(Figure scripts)
━━━━━━━━━━━━━━━━

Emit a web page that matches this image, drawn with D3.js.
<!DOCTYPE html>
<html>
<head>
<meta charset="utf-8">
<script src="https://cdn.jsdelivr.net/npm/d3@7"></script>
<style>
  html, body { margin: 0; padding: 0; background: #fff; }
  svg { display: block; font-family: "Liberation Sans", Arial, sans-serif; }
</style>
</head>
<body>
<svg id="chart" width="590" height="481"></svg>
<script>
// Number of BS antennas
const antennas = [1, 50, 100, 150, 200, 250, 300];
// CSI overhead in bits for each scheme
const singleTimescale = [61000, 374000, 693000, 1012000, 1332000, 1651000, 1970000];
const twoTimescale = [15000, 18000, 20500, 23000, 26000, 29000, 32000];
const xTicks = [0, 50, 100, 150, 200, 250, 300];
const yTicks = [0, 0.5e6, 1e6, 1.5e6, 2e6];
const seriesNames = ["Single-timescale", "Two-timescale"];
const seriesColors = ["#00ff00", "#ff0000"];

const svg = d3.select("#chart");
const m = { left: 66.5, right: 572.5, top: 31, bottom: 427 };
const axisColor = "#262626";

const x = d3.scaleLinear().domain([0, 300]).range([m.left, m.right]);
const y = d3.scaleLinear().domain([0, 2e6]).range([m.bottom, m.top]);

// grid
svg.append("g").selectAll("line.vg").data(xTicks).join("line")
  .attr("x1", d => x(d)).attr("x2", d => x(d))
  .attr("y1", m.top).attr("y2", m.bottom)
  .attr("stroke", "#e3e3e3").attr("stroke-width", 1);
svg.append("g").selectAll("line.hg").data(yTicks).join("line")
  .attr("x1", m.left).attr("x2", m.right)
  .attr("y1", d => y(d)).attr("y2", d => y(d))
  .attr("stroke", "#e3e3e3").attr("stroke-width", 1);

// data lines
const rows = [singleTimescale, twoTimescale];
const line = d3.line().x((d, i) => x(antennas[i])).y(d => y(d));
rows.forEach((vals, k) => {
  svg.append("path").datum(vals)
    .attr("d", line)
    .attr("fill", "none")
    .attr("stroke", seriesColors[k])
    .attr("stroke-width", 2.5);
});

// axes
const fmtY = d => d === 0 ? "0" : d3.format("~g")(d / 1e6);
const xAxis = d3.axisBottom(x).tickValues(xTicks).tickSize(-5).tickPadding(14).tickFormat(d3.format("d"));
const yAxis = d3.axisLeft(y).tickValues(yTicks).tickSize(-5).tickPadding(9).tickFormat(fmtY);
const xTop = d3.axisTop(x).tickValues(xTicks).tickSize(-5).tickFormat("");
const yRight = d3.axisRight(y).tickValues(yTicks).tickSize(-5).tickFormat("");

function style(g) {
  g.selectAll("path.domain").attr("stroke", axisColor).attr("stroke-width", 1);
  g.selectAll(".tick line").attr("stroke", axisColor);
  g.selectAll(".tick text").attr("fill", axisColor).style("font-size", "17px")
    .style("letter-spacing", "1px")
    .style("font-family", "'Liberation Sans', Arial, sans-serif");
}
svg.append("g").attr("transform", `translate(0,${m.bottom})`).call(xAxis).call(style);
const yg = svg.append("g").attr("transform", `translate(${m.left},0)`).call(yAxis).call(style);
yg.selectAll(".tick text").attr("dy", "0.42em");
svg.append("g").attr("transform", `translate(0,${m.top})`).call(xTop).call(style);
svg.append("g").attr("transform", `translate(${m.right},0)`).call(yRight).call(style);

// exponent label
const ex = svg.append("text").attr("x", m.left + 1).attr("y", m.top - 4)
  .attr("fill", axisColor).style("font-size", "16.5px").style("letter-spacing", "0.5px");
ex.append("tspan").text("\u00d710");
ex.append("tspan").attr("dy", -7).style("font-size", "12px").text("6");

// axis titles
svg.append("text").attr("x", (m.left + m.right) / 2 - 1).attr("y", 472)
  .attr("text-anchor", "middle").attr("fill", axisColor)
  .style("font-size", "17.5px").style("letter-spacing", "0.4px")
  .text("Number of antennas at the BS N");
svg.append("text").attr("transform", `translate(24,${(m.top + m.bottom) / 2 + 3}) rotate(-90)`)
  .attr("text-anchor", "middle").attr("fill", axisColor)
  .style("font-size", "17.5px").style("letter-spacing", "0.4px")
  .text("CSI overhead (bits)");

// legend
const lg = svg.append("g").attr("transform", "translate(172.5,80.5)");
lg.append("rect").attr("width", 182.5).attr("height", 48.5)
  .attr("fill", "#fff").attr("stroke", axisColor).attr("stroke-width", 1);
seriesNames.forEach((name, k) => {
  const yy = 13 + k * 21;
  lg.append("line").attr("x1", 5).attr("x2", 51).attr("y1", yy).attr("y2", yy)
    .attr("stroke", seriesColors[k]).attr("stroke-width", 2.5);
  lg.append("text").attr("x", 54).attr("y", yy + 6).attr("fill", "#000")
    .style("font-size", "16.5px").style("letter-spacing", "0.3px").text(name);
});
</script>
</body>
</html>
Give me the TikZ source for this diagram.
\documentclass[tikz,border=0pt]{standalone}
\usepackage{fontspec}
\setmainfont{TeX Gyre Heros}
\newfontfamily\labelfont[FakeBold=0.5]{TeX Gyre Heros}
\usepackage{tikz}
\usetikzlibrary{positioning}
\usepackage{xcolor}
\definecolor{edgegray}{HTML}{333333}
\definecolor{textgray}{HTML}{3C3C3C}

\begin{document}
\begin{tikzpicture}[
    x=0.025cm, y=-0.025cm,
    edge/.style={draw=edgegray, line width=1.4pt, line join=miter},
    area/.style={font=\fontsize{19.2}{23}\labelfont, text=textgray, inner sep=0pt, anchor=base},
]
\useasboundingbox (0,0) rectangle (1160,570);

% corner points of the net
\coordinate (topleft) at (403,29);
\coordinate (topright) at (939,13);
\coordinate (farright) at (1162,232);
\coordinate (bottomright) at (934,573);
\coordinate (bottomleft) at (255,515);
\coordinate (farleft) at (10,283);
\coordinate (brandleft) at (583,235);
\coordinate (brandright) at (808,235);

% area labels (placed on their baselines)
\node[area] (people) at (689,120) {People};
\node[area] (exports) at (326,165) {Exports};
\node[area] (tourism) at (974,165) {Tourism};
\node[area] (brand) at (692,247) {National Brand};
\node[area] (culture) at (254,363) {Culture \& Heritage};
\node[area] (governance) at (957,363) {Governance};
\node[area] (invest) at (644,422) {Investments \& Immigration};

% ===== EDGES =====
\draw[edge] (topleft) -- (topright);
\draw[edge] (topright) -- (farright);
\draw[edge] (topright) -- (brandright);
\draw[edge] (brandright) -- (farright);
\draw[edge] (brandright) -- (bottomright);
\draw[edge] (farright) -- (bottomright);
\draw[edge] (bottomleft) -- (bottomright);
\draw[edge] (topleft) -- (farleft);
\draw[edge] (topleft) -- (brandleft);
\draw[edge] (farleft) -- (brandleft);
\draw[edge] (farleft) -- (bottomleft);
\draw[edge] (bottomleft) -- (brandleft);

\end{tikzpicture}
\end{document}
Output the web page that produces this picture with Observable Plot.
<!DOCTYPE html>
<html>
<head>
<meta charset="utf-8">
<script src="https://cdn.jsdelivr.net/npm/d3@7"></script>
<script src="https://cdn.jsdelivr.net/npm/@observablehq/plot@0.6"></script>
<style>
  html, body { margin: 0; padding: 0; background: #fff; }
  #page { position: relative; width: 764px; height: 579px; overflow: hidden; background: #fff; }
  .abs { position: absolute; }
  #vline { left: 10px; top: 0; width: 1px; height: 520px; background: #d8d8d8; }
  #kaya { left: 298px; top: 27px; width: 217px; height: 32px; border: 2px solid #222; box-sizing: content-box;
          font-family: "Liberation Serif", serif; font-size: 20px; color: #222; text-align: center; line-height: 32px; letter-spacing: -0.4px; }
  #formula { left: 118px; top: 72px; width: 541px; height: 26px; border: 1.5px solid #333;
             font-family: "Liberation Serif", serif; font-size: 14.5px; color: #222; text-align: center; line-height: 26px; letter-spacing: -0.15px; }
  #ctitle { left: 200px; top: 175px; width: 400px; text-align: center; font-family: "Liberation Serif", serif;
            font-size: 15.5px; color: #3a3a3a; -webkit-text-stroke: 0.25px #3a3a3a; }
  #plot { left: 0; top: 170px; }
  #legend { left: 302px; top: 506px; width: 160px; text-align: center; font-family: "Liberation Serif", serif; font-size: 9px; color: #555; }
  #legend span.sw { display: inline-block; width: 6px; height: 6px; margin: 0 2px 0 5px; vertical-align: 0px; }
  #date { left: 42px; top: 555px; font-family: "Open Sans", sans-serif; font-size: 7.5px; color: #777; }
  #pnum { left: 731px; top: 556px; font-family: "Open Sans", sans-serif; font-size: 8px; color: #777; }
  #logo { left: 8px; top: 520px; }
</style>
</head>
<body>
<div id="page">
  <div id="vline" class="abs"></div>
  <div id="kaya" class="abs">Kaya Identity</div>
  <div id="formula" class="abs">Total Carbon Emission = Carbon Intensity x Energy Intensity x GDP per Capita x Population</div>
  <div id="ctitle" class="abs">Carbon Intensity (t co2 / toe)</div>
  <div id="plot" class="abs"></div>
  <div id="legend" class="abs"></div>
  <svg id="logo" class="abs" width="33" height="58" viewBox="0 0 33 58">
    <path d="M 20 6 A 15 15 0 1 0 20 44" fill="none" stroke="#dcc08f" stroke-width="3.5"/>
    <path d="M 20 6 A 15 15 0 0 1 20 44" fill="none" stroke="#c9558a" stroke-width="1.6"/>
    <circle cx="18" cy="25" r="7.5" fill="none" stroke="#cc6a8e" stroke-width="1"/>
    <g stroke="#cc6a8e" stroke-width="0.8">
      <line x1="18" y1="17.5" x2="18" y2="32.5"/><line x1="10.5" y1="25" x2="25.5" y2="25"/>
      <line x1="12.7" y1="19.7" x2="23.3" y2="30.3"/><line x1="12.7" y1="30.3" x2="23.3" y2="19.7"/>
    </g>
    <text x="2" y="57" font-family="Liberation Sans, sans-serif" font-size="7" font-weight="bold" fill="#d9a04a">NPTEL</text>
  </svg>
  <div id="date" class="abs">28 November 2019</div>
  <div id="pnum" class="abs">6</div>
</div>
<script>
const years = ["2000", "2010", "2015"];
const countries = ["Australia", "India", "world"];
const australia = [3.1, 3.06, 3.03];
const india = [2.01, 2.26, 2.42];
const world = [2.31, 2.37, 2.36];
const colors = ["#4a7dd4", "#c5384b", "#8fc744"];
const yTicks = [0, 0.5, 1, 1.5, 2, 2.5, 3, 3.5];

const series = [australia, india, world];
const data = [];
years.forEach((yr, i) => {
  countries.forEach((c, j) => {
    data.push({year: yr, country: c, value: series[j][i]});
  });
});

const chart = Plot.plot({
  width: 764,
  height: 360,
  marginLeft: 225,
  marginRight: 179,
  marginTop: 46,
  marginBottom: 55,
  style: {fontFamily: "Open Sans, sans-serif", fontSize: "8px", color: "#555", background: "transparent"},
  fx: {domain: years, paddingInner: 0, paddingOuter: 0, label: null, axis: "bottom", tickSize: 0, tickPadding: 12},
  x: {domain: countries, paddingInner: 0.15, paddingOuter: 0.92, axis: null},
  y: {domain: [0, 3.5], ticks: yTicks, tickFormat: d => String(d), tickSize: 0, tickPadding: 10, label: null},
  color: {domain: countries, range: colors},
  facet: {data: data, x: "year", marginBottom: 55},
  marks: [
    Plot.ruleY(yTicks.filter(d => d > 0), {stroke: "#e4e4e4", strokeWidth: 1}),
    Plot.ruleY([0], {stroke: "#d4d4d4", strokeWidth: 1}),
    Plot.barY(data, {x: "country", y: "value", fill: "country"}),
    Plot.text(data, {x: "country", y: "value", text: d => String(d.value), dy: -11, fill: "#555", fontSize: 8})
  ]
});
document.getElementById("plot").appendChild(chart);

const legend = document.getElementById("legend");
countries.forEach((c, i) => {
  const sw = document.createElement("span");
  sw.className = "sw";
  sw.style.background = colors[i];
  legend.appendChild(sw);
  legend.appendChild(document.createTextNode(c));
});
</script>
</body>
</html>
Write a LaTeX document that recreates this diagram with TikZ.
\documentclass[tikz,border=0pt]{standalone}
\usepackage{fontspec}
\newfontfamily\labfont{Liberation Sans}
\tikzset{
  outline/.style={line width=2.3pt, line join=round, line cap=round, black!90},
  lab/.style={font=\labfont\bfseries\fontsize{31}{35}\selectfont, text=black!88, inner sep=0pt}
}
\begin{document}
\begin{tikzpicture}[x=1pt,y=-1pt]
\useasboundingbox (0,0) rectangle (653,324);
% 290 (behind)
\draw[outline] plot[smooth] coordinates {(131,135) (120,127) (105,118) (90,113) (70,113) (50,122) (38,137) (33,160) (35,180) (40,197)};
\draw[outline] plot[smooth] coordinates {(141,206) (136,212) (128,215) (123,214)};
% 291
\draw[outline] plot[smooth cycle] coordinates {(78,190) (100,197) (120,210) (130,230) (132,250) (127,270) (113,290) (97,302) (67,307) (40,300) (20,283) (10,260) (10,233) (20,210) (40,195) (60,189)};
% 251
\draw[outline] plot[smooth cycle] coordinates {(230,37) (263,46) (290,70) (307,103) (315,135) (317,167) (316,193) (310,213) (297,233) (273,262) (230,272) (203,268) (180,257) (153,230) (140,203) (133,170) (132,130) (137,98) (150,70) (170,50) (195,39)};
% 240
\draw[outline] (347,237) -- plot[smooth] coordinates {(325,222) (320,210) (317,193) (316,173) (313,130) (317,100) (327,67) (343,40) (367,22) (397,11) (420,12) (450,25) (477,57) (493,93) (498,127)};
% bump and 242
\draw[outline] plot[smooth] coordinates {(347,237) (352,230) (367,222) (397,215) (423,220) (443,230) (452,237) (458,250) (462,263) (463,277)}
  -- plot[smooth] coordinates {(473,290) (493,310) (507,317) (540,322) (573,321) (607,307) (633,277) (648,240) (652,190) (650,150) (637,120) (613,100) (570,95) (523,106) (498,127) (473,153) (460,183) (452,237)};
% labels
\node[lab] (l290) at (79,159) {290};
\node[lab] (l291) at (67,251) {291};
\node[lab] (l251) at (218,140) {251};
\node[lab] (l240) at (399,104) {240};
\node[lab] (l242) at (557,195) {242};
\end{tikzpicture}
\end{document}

━━━━━━━━━━━━━━━━

- [Written exercise]
All lines above from the one containing "Give me the TikZ source for this diagram." to the one containing "(invest) at (644,422)" must be repeated exactly, both lines included, and no others.

- [Exercise output]
Give me the TikZ source for this diagram.
\documentclass[tikz,border=0pt]{standalone}
\usepackage{fontspec}
\setmainfont{TeX Gyre Heros}
\newfontfamily\labelfont[FakeBold=0.5]{TeX Gyre Heros}
\usepackage{tikz}
\usetikzlibrary{positioning}
\usepackage{xcolor}
\definecolor{edgegray}{HTML}{333333}
\definecolor{textgray}{HTML}{3C3C3C}

\begin{document}
\begin{tikzpicture}[
    x=0.025cm, y=-0.025cm,
    edge/.style={draw=edgegray, line width=1.4pt, line join=miter},
    area/.style={font=\fontsize{19.2}{23}\labelfont, text=textgray, inner sep=0pt, anchor=base},
]
\useasboundingbox (0,0) rectangle (1160,570);

% corner points of the net
\coordinate (topleft) at (403,29);
\coordinate (topright) at (939,13);
\coordinate (farright) at (1162,232);
\coordinate (bottomright) at (934,573);
\coordinate (bottomleft) at (255,515);
\coordinate (farleft) at (10,283);
\coordinate (brandleft) at (583,235);
\coordinate (brandright) at (808,235);

% area labels (placed on their baselines)
\node[area] (people) at (689,120) {People};
\node[area] (exports) at (326,165) {Exports};
\node[area] (tourism) at (974,165) {Tourism};
\node[area] (brand) at (692,247) {National Brand};
\node[area] (culture) at (254,363) {Culture \& Heritage};
\node[area] (governance) at (957,363) {Governance};
\node[area] (invest) at (644,422) {Investments \& Immigration};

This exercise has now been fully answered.